Located in between the chic Athenian neighbourhood of Kolonaki and the hip district of Exarchia, Monsieur Didot is a new boutique hotel in the centre of the Greek capital that was conceived as the home of the eponymous Monsieur: a fictitious well-travelled aristocrat whose neoclassical residence welcomes guests into a world of stately elegance and contemporary finesse. The listed, century-old neoclassical building has been meticulously restored to its original grandeur through an eclectic lens of cosmopolitan flair by Athens-based BaBatchas Design Studio. Ceremonial vestibules, high ceilings, hidden doors and secret passages make for a novelistic setting that evokes a rich history whilst awakening a sense of discovery. Imbued with a timeless appeal, Monsieur Didot is the perfect launching pad to explore the millennia-old city of Athens.
Besides denoting the building’s aristocratic history as a private residence, the hotel’s name also pays homage to the Didot family of French printers, publishers and type founders whose business dates back to the early 18th century. In fact, Didotou Street where the hotel is located was named after Ambroise Firmin Didot who was amongst the first entrepreneurs to set up a printing press in the newly independent Greek state in the 19th century and whose likeness has inspired the hotel’s logo. The family’s eponymous neoclassical typefaces have appeared in a variety of 19th century publications, most notably in prestigious editions of Voltaire’s work and texts by Adamantios Korais, a leading scholar of the Greek Enlightenment, and have remained popular in Greece ever since, which make the hotel’s name a symbolic link between the country’s neoclassical past and its bustling present, just like the hotel itself.
The hotel’s interior design pays homage to the building’s neoclassical heritage. Decorative mouldings, ornate marble mantels and parquet flooring, which the designers have carefully restored to their original state thanks to the skills of a team of traditional craftspeople and artisans, hark back to the building’s aristocratic past. The austere elegance of the neoclassical building’s fabric is matched by the subdued sophistication of unique pendants, handmade ceramic lamps and bespoke furniture pieces inspired by mid-century modernism and contemporary minimalism, while the use of natural materials such as wood, marble and plaster imbue the spaces with authenticity.

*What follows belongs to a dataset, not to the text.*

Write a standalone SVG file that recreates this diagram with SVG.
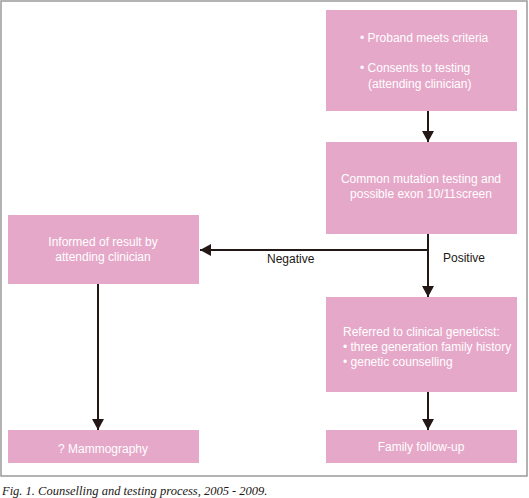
<svg xmlns="http://www.w3.org/2000/svg" width="529" height="498" viewBox="0 0 529 498">
<style>
.box{fill:#E6A8C9}
.t{fill:#ffffff;font-family:"Liberation Sans",Arial,sans-serif;font-size:12px}
.c{text-anchor:middle}
.lbl{fill:#231815;font-family:"Liberation Sans",Arial,sans-serif;font-size:12px}
.ln{stroke:#231815;stroke-width:2;fill:none}
</style>
<defs>
<marker id="ah" markerWidth="12" markerHeight="12" refX="11" refY="6" orient="auto" markerUnits="userSpaceOnUse">
<path d="M0,0 L11,6 L0,12 Z" fill="#231815"/>
</marker>
</defs>
<rect x="1" y="1" width="526" height="475" fill="#ffffff" stroke="#9a9a9a" stroke-width="1.5"/>
<g id="connectors">
<line class="ln" x1="428" y1="111" x2="428" y2="142" marker-end="url(#ah)"/>
<line class="ln" x1="428" y1="234" x2="428" y2="297" marker-end="url(#ah)"/>
<line class="ln" x1="428" y1="250" x2="200" y2="250" marker-end="url(#ah)"/>
<line class="ln" x1="428" y1="392" x2="428" y2="430" marker-end="url(#ah)"/>
<line class="ln" x1="98" y1="284" x2="98" y2="430" marker-end="url(#ah)"/>
<text class="lbl" x="267" y="263">Negative</text>
<text class="lbl" x="443" y="262">Positive</text>
</g>
<g id="proband">
<rect class="box" x="326" y="10" width="191" height="101"/>
<text class="t" x="360" y="42">• Proband meets criteria</text>
<text class="t" x="360" y="72">• Consents to testing</text>
<text class="t" x="368" y="88">(attending clinician)</text>
</g>
<g id="testing">
<rect class="box" x="326" y="142" width="191" height="92"/>
<text class="t c" x="421" y="183">Common mutation testing and</text>
<text class="t c" x="421" y="198">possible exon 10/11screen</text>
</g>
<g id="informed">
<rect class="box" x="8" y="215" width="191" height="69"/>
<text class="t c" x="103" y="246">Informed of result by</text>
<text class="t c" x="103" y="261">attending clinician</text>
</g>
<g id="referred">
<rect class="box" x="326" y="297" width="191" height="95"/>
<text class="t" x="343" y="336">Referred to clinical geneticist:</text>
<text class="t" x="343" y="351">• three generation family history</text>
<text class="t" x="343" y="366">• genetic counselling</text>
</g>
<g id="followup">
<rect class="box" x="326" y="430" width="191" height="33"/>
<text class="t c" x="421" y="451">Family follow-up</text>
</g>
<g id="mammo">
<rect class="box" x="8" y="430" width="191" height="33"/>
<text class="t c" x="103" y="453">? Mammography</text>
</g>
<text x="2" y="495" font-family="Liberation Serif,Times New Roman,serif" font-style="italic" font-size="12.5" fill="#231815">Fig. 1. Counselling and testing process, 2005 - 2009.</text>
</svg>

The residence has two suites on the ground floor, three guestrooms on the first floor (which can be combined into a small apartment), and an additional room on the second floor. The latter features a sunroom-like vestibule that also doubles as a bathroom and a private terrace where guests can enjoy Athens’ temperate climate in boho-chic comfort. Other highlights include a bookcase with a hidden door to an en-suite bathroom, a beautiful terrazzo floor in the lobby and a custom design reception desk comprising a cabinet of potted plants. Features such as these, along with a plethora of books, paintings, prints and an eclectic collection of decorative objects, give the impression that you’ve just entered the private residence of a well-travelled intellectual. In this sense, Monsieur Didot’s persona is present in every room of the building, welcoming guests into his treasured home.